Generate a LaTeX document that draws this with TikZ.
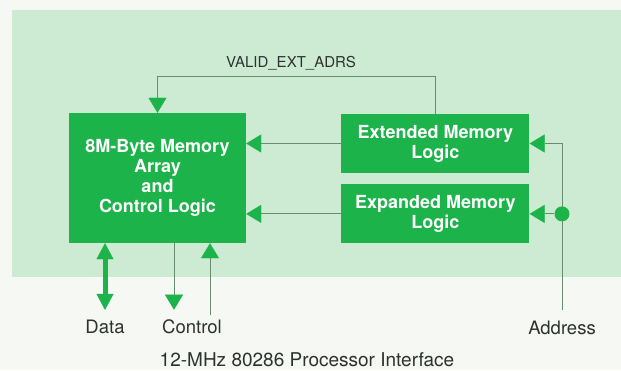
\documentclass[tikz,border=0pt]{standalone}
\usepackage{fontspec}
\setmainfont{TeX Gyre Heros}
\usepackage{xcolor}
\usepackage{tikz}
\usetikzlibrary{arrows.meta, positioning}

\definecolor{boardgreen}{RGB}{205,235,210}
\definecolor{logicgreen}{RGB}{28,180,74}
\definecolor{wiregrey}{RGB}{104,140,112}
\definecolor{paper}{RGB}{245,248,243}
\definecolor{inkgrey}{RGB}{45,50,47}

\begin{document}
\begin{tikzpicture}[
    x=1pt, y=1pt,
    node distance=11pt,
    membox/.style={
        rectangle,
        fill=logicgreen,
        text=white,
        align=center,
        inner sep=0pt,
        font=\fontsize{18}{20}\selectfont\bfseries
    },
    sigtext/.style={text=inkgrey, inner sep=0pt, font=\fontsize{18.5}{20}\selectfont},
    wire/.style={draw=wiregrey, line width=1pt,
        -{Triangle[length=15pt, width=18pt, color=logicgreen, line width=0.4pt]}},
    bus/.style={draw=logicgreen, line width=5pt,
        {Triangle[length=16pt, width=17pt, line width=0.4pt]}-{Triangle[length=16pt, width=17pt, line width=0.4pt]}}
]

\fill[paper] (0,0) rectangle (621,370);
\fill[boardgreen] (12,93) rectangle (621,360);

\node[membox, minimum width=177pt, minimum height=130pt] (memory) at (157.5,192) {
    8M-Byte Memory\\Array\\and\\Control Logic
};

\node[membox, minimum width=188pt, minimum height=59pt, below right=1pt and 95pt of memory.north east] (extended) {
    Extended Memory\\Logic
};

\node[membox, minimum width=188pt, minimum height=59pt, below=of extended] (expanded) {
    Expanded Memory\\Logic
};

\node[sigtext, font=\fontsize{15}{17}\selectfont] (valid) at (291,307) {VALID\_EXT\_ADRS};
\node[sigtext] (data) at (105,43) {Data};
\node[sigtext] (control) at (192,43) {Control};
\node[sigtext] (address) at (562,42) {Address};
\node[sigtext, font=\fontsize{19}{21}\selectfont] (caption) at (307,10) {12-MHz 80286 Processor Interface};

\coordinate (dataend) at ([yshift=10pt]data.north);
\coordinate (ctlout) at ([xshift=-18pt, yshift=10pt]control.north);
\coordinate (ctlin) at ([xshift=18pt, yshift=5pt]control.north);
\coordinate (addrend) at ([yshift=11pt]address.north);

\draw[wire] (extended.west) -- (extended.west -| memory.east);
\draw[wire] (expanded.west) -- (expanded.west -| memory.east);
\draw[wire] (extended.north) -- ++(0,37) -| (memory.north);
\draw[wire] (addrend) |- (extended.east);

\node[circle, fill=logicgreen, minimum size=15pt, inner sep=0pt] (tap) at (addrend |- expanded.east) {};
\draw[wire] (tap) -- (expanded.east);

\draw[bus] (dataend |- memory.south) -- (dataend);
\draw[wire] (ctlout |- memory.south) -- (ctlout);
\draw[wire] (ctlin) -- (ctlin |- memory.south);

\end{tikzpicture}
\end{document}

• WHAT IS EXPECTED: Write out the lines from the start of the material to the line with "(addrend) at ([yshift=11pt]address.north);", inclusive and exactly. Skip the pictures.

• EXPECTED OUTPUT:
Generate a LaTeX document that draws this with TikZ.
\documentclass[tikz,border=0pt]{standalone}
\usepackage{fontspec}
\setmainfont{TeX Gyre Heros}
\usepackage{xcolor}
\usepackage{tikz}
\usetikzlibrary{arrows.meta, positioning}

\definecolor{boardgreen}{RGB}{205,235,210}
\definecolor{logicgreen}{RGB}{28,180,74}
\definecolor{wiregrey}{RGB}{104,140,112}
\definecolor{paper}{RGB}{245,248,243}
\definecolor{inkgrey}{RGB}{45,50,47}

\begin{document}
\begin{tikzpicture}[
    x=1pt, y=1pt,
    node distance=11pt,
    membox/.style={
        rectangle,
        fill=logicgreen,
        text=white,
        align=center,
        inner sep=0pt,
        font=\fontsize{18}{20}\selectfont\bfseries
    },
    sigtext/.style={text=inkgrey, inner sep=0pt, font=\fontsize{18.5}{20}\selectfont},
    wire/.style={draw=wiregrey, line width=1pt,
        -{Triangle[length=15pt, width=18pt, color=logicgreen, line width=0.4pt]}},
    bus/.style={draw=logicgreen, line width=5pt,
        {Triangle[length=16pt, width=17pt, line width=0.4pt]}-{Triangle[length=16pt, width=17pt, line width=0.4pt]}}
]

\fill[paper] (0,0) rectangle (621,370);
\fill[boardgreen] (12,93) rectangle (621,360);

\node[membox, minimum width=177pt, minimum height=130pt] (memory) at (157.5,192) {
    8M-Byte Memory\\Array\\and\\Control Logic
};

\node[membox, minimum width=188pt, minimum height=59pt, below right=1pt and 95pt of memory.north east] (extended) {
    Extended Memory\\Logic
};

\node[membox, minimum width=188pt, minimum height=59pt, below=of extended] (expanded) {
    Expanded Memory\\Logic
};

\node[sigtext, font=\fontsize{15}{17}\selectfont] (valid) at (291,307) {VALID\_EXT\_ADRS};
\node[sigtext] (data) at (105,43) {Data};
\node[sigtext] (control) at (192,43) {Control};
\node[sigtext] (address) at (562,42) {Address};
\node[sigtext, font=\fontsize{19}{21}\selectfont] (caption) at (307,10) {12-MHz 80286 Processor Interface};

\coordinate (dataend) at ([yshift=10pt]data.north);
\coordinate (ctlout) at ([xshift=-18pt, yshift=10pt]control.north);
\coordinate (ctlin) at ([xshift=18pt, yshift=5pt]control.north);
\coordinate (addrend) at ([yshift=11pt]address.north);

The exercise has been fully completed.